This report describes a second-generation photostimulator with four
primary lights that allows independent control of the stimulation of
the four receptor types in the human eye. The new design uses LEDs
(with light levels controlled by eight drivers that include
voltage-to-frequency converters that provide 1-μs pulses at
frequencies up to 250 kHz), with four center channels being combined by
use of a fiber optic assembly, and likewise for four surround channels.
Four fiber optic bundles are merged into a single bundle whose output
is fed into a spatial homogenizer terminated by a diffuser. An
interference filter is sandwiched between each LED and the fiber optic
bundle. Two camera lenses collimate light from the diffusers, one for
center and one for surround. The center-surround field configuration is
formed by a photometric cube with a mirrored ellipse on the hypotenuse.

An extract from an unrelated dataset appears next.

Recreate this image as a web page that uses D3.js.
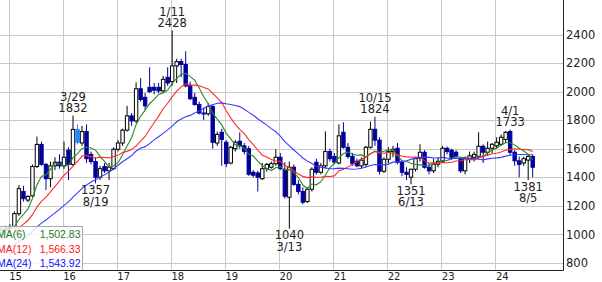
<!DOCTYPE html>
<html>
<head>
<meta charset="utf-8">
<script src="https://cdn.jsdelivr.net/npm/d3@7"></script>
<style>
  body { margin: 0; background: #fff; }
  svg { display: block; font-family: "DejaVu Sans", sans-serif; }
</style>
</head>
<body>
<div id="chart"></div>
<script>
// monthly candles, Nov 2014 .. Sep 2024
const months = d3.timeMonth.range(new Date(2014, 10, 1), new Date(2024, 9, 1));

// closes before the first visible month (only feed the moving averages)
const priorCloses = [600, 640, 700, 760, 800, 780, 820, 830, 850, 860, 880, 900,
  890, 880, 900, 920, 940, 960, 980, 1000, 1010, 1030, 1040];

const open = [1000, 1030, 1040, 1050, 1145, 1300, 1240, 1270, 1475, 1630, 1490, 1390,
  1480, 1505, 1480, 1590, 1490, 1735, 1640, 1720, 1560, 1510, 1400, 1475,
  1445, 1460, 1596, 1640, 1730, 1830, 1795, 2020, 1960, 2030, 2030, 2030,
  2005, 2100, 2070, 2180, 2210, 2190, 2040, 1960, 1910, 1850, 1845, 1895,
  1640, 1715, 1645, 1500, 1600, 1652, 1620, 1600, 1435, 1430, 1390, 1460,
  1470, 1495, 1540, 1455, 1260, 1470, 1350, 1300, 1230, 1316, 1505, 1435,
  1480, 1580, 1545, 1500, 1715, 1610, 1547, 1512, 1480, 1490, 1610, 1736,
  1660, 1442, 1526, 1580, 1603, 1505, 1435, 1400, 1456, 1533, 1575, 1470,
  1445, 1492, 1512, 1603, 1590, 1575, 1530, 1445, 1526, 1540, 1547, 1617,
  1575, 1603, 1620, 1631, 1665, 1720, 1575, 1515, 1500, 1520, 1545];
const high = [1050, 1060, 1070, 1160, 1345, 1340, 1275, 1490, 1685, 1650, 1500, 1510,
  1540, 1560, 1650, 1610, 1832, 1770, 1760, 1770, 1580, 1540, 1480, 1500,
  1500, 1610, 1660, 1740, 1900, 1850, 2065, 2095, 1990, 2170, 2060, 2060,
  2110, 2170, 2428, 2230, 2230, 2282, 2070, 1990, 1930, 1890, 1920, 1910,
  1720, 1740, 1660, 1620, 1660, 1715, 1640, 1620, 1450, 1445, 1500, 1500,
  1510, 1596, 1570, 1505, 1510, 1490, 1380, 1330, 1330, 1470, 1530, 1500,
  1722, 1600, 1570, 1771, 1785, 1640, 1570, 1530, 1540, 1620, 1790, 1824,
  1680, 1540, 1610, 1620, 1640, 1520, 1470, 1460, 1540, 1631, 1590, 1500,
  1530, 1540, 1620, 1615, 1600, 1590, 1545, 1545, 1580, 1580, 1715, 1630,
  1650, 1640, 1680, 1700, 1725, 1733, 1590, 1545, 1545, 1560, 1560];
const low = [980, 1000, 1010, 1040, 1130, 1230, 1225, 1260, 1465, 1480, 1310, 1330,
  1450, 1460, 1460, 1380, 1480, 1630, 1620, 1500, 1490, 1357, 1380, 1430,
  1380, 1450, 1580, 1620, 1720, 1760, 1780, 1930, 1870, 1990, 1980, 1990,
  1990, 2040, 2040, 2060, 2100, 2030, 1940, 1900, 1840, 1800, 1830, 1600,
  1620, 1480, 1470, 1490, 1580, 1600, 1560, 1410, 1400, 1300, 1380, 1440,
  1460, 1480, 1450, 1250, 1040, 1340, 1280, 1210, 1220, 1300, 1420, 1420,
  1460, 1510, 1490, 1490, 1600, 1530, 1480, 1470, 1460, 1470, 1600, 1620,
  1420, 1430, 1500, 1540, 1490, 1407, 1380, 1351, 1440, 1510, 1460, 1420,
  1430, 1470, 1500, 1560, 1520, 1530, 1430, 1420, 1500, 1510, 1530, 1500,
  1550, 1570, 1600, 1620, 1640, 1555, 1480, 1400, 1480, 1381, 1400];
const close = [1030, 1040, 1050, 1145, 1320, 1250, 1265, 1475, 1630, 1490, 1390, 1480,
  1505, 1480, 1540, 1490, 1735, 1645, 1720, 1530, 1510, 1400, 1460, 1445,
  1470, 1596, 1640, 1730, 1830, 1795, 2020, 1945, 1900, 2000, 2010, 2005,
  2086, 2060, 2180, 2210, 2190, 2040, 1950, 1910, 1850, 1845, 1895, 1645,
  1700, 1665, 1495, 1610, 1645, 1620, 1580, 1421, 1414, 1400, 1460, 1490,
  1495, 1540, 1460, 1267, 1470, 1350, 1300, 1225, 1316, 1456, 1435, 1480,
  1580, 1530, 1505, 1690, 1610, 1545, 1495, 1480, 1520, 1610, 1736, 1660,
  1442, 1526, 1580, 1596, 1505, 1435, 1420, 1456, 1530, 1575, 1470, 1445,
  1492, 1512, 1603, 1580, 1540, 1545, 1445, 1530, 1550, 1560, 1617, 1575,
  1603, 1631, 1645, 1680, 1715, 1575, 1515, 1490, 1530, 1545, 1470];

const yearLabels = ['15', '16', '17', '18', '19', '20', '21', '22', '23', '24'];
const priceTicks = [800, 1000, 1200, 1400, 1600, 1800, 2000, 2200, 2400];
const maPeriods = [6, 12, 24];
const maLegendValues = ['1,502.83', '1,566.33', '1,543.92'];

// high / low markers
const marks = [
  { i: 16, kind: 'high', date: '3/29' },
  { i: 21, kind: 'low', date: '8/19' },
  { i: 38, kind: 'high', date: '1/11' },
  { i: 64, kind: 'low', date: '3/13' },
  { i: 83, kind: 'high', date: '10/15' },
  { i: 91, kind: 'low', date: '6/13' },
  { i: 113, kind: 'high', date: '4/1' },
  { i: 117, kind: 'low', date: '8/5' }
];

const W = 602, H = 282;
const plotW = 563, plotH = 270;
const upColor = '#000', downColor = '#00009a', pickColor = '#1e8cff';
const maColors = ['#2a8a2a', '#ff2a2a', '#3a3aff'];
const legendColors = ['#1f7a1f', '#ff2020', '#1010ff'];
const picked = 17;

const data = months.map((m, i) => ({
  i, month: m, o: open[i], h: high[i], l: low[i], c: close[i]
}));

const x = d3.scaleLinear().domain([0, data.length - 1]).range([0.9, 532.7]);
const y = d3.scaleLinear().domain([800, 2400]).range([262.9, 34.5]);

const svg = d3.select('#chart').append('svg')
  .attr('width', W)
  .attr('height', H);

svg.append('clipPath').attr('id', 'plot-clip')
  .append('rect').attr('width', plotW).attr('height', plotH);

const plot = svg.append('g').attr('clip-path', 'url(#plot-clip)');

// grid
const janIdx = data.filter(d => d.month.getMonth() === 0).map(d => d.i);

plot.append('g').selectAll('line.h')
  .data(priceTicks)
  .join('line')
  .attr('x1', 0).attr('x2', plotW)
  .attr('y1', d => Math.round(y(d)) + 0.5).attr('y2', d => Math.round(y(d)) + 0.5)
  .attr('stroke', '#c8c8c8');

plot.append('g').selectAll('line.v')
  .data(janIdx)
  .join('line')
  .attr('x1', d => Math.round(x(d) - 1.2) + 0.5).attr('x2', d => Math.round(x(d) - 1.2) + 0.5)
  .attr('y1', 0).attr('y2', plotH)
  .attr('stroke', '#c8c8c8');

// candles
const bodyW = 3.4;
const candle = plot.append('g').selectAll('g')
  .data(data)
  .join('g');

candle.append('line')
  .attr('x1', d => x(d.i)).attr('x2', d => x(d.i))
  .attr('y1', d => y(d.h)).attr('y2', d => y(d.l))
  .attr('stroke', d => d.i === picked ? pickColor : (d.c >= d.o ? upColor : downColor))
  .attr('stroke-width', 1);

candle.append('rect')
  .attr('x', d => x(d.i) - bodyW / 2)
  .attr('y', d => y(Math.max(d.o, d.c)))
  .attr('width', bodyW)
  .attr('height', d => Math.max(1, Math.abs(y(d.o) - y(d.c))))
  .attr('fill', d => d.i === picked ? pickColor : (d.c >= d.o ? '#fff' : downColor))
  .attr('stroke', d => d.i === picked ? pickColor : (d.c >= d.o ? upColor : downColor))
  .attr('stroke-width', 1);

// moving averages
const allCloses = priorCloses.concat(close);
const offset = priorCloses.length;
maPeriods.forEach((p, k) => {
  const ma = data.map(d => ({
    i: d.i,
    v: d3.mean(allCloses.slice(d.i + offset - p + 1, d.i + offset + 1))
  }));
  plot.append('path')
    .datum(ma)
    .attr('fill', 'none')
    .attr('stroke', maColors[k])
    .attr('stroke-width', 1.1)
    .attr('d', d3.line().x(d => x(d.i)).y(d => y(d.v)));
});

// high / low labels
const fmt = d3.format('d');
const markG = svg.append('g')
  .attr('font-size', 11.5)
  .attr('fill', '#222')
  .attr('text-anchor', 'middle');

marks.forEach(m => {
  const d = data[m.i];
  const lines = m.kind === 'high'
    ? [[m.date, y(d.h) - 19], [fmt(d.h), y(d.h) - 7.5]]
    : [[fmt(d.l), y(d.l) + 6.5], [m.date, y(d.l) + 18]];
  lines.forEach(([t, cy]) => {
    markG.append('text')
      .attr('x', x(d.i))
      .attr('y', cy)
      .attr('dy', '0.36em')
      .text(t);
  });
});

// legend
const legend = svg.append('g')
  .attr('font-family', '"Liberation Sans", Arial, sans-serif')
  .attr('font-size', 10.5);
legend.append('rect')
  .attr('x', -2).attr('y', 226.5)
  .attr('width', 84.5).attr('height', 44)
  .attr('fill', '#fff').attr('fill-opacity', 0.82)
  .attr('stroke', '#a8a8a8');

maPeriods.forEach((p, k) => {
  const cy = 234.5 + k * 14.3;
  legend.append('text')
    .attr('x', -3).attr('y', cy).attr('dy', '0.36em')
    .attr('fill', legendColors[k])
    .text(`MA(${p})`);
  legend.append('text')
    .attr('x', 80.5).attr('y', cy).attr('dy', '0.36em')
    .attr('text-anchor', 'end')
    .attr('fill', legendColors[k])
    .text(maLegendValues[k]);
});

// frame
svg.append('line')
  .attr('x1', 0).attr('x2', plotW + 0.5)
  .attr('y1', plotH + 0.5).attr('y2', plotH + 0.5)
  .attr('stroke', '#222');
svg.append('line')
  .attr('x1', plotW + 0.5).attr('x2', plotW + 0.5)
  .attr('y1', 0).attr('y2', plotH + 0.5)
  .attr('stroke', '#222');

// right price axis
const yAxis = d3.axisRight(y)
  .tickValues(priceTicks)
  .tickFormat(d3.format('d'))
  .tickSize(0)
  .tickPadding(2.5);

svg.append('g')
  .attr('transform', `translate(${plotW + 0.5},0)`)
  .call(yAxis)
  .call(g => g.select('.domain').remove())
  .call(g => g.selectAll('text')
    .attr('font-family', '"DejaVu Sans", sans-serif')
    .attr('font-size', 11.5)
    .attr('fill', '#222'));

// bottom year labels
svg.append('g').selectAll('text')
  .data(janIdx)
  .join('text')
  .attr('x', d => x(d) + 5.6)
  .attr('y', 276.5)
  .attr('dy', '0.36em')
  .attr('text-anchor', 'middle')
  .attr('font-size', 10)
  .attr('fill', '#222')
  .text((d, k) => yearLabels[k]);
</script>
</body>
</html>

A field lens places images of the diffusers in the plane of an
artificial pupil. The fields are highly uniform. Following alignment
and calibration, the center and surround fields are indistinguishable.
An observer calibration procedure, designed to compensate for
prereceptoral filtering, is shown by calculation to correct also for
normal observer receptoral spectral sensitivity variation. With the
instrument calibrated for the individual observer, a peripherally
fixated 200-ms 40% contrast rod center field pulse, highly conspicuous
under dark adaptation, is invisible following light adaptation.